How confusing! I hope that a standard is adopted at some point.

Thread-safe C qsort

So to get a portable C code that can be used in all common platforms (mac, windows, linux) that R supports, I decided to use regular qsort instead of the s/r variants. The easiest way to do that is by creating a (file-local) static variable that can be written from my aum_sort function, then read from my comparison function,

#include <stdlib.h>//qsort
#include <stdio.h>//printf
#include <pthread.h>//pthread_self
static double *sort_thresh; 
int compare_indices(const void *left, const void *right){
  return sort_thresh[* (int*)left] > sort_thresh[* (int*)right];
}
int aum_sort(int err_N, int *out_indices, double *out_thresh){
  sort_thresh = out_thresh;
  printf("Thread=%d, ptr=%p\n", pthread_self(), &sort_thresh);
  qsort(out_indices, err_N, sizeof(int), compare_indices);
}

This works fine as well, but there is one potential issue: what happens if aum_sort is called in several threads at the same time? Since the sort_thresh variable is static, it would be shared between threads. If the second thread writes to sort_thresh before the first thread has finished the sort, then the results could be incorrect! How to avoid this potential issue?

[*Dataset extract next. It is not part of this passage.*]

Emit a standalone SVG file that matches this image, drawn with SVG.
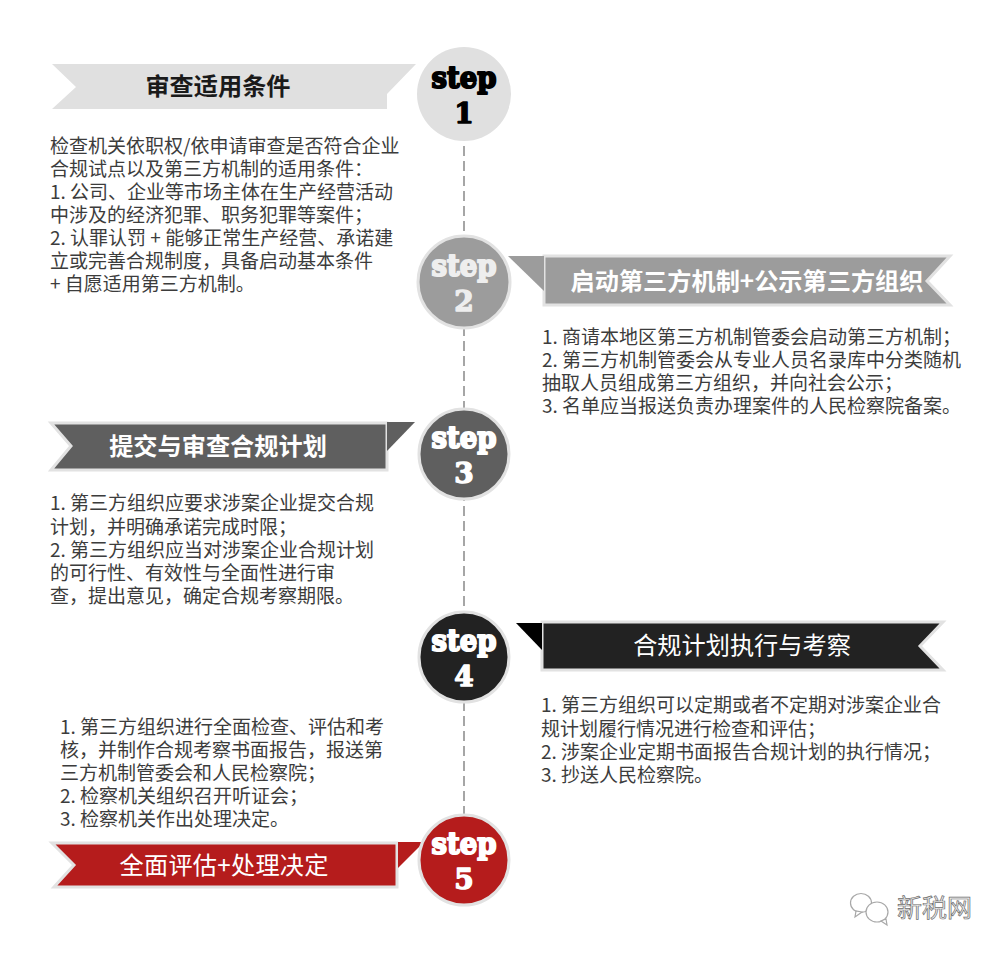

First, can we observe the issue? If we call aum_sort from R, it is unlikely, since parallel programming in R usually involves forking rather than threading. That is when you call parallel::mclapply in R, there is no multi-threading, only forking. To observe the issue we can create a new Rcpp interface function with multi-threading via OpenMP,

#include <omp.h> 
// [[Rcpp::export]]
void multithread
(const Rcpp::DataFrame err_df,
 const Rcpp::NumericVector pred_vec,
 int threads){
#pragma omp parallel for
  for(int i=0; i<threads; i++){
    aum_sort_interface(err_df, pred_vec);
  }
}

Note that to compile this code we need to add the following to src/Makevars in the R package:

PKG_CPPFLAGS=-fopenmp
PKG_LIBS=-lgomp -lpthread

So if we call this function from R we get

> aum:::multithread(models, predictions, 2)
Thread=2, ptr=0000000061c8b340
Thread=1, ptr=0000000061c8b340

That shows that the two threads access the same pointer, which is dangerous! How to avoid this? We can use the __thread keyword, as explained in the gcc docs,

static __thread double *sort_thresh;

Re-compiling and running the code then gives us:

> aum:::multithread(models, predictions, 2)
Thread=1, ptr=00000000137536c8
Thread=2, ptr=0000000013753628

The problem has been fixed! Wow, C is complicated! C++ is much easier!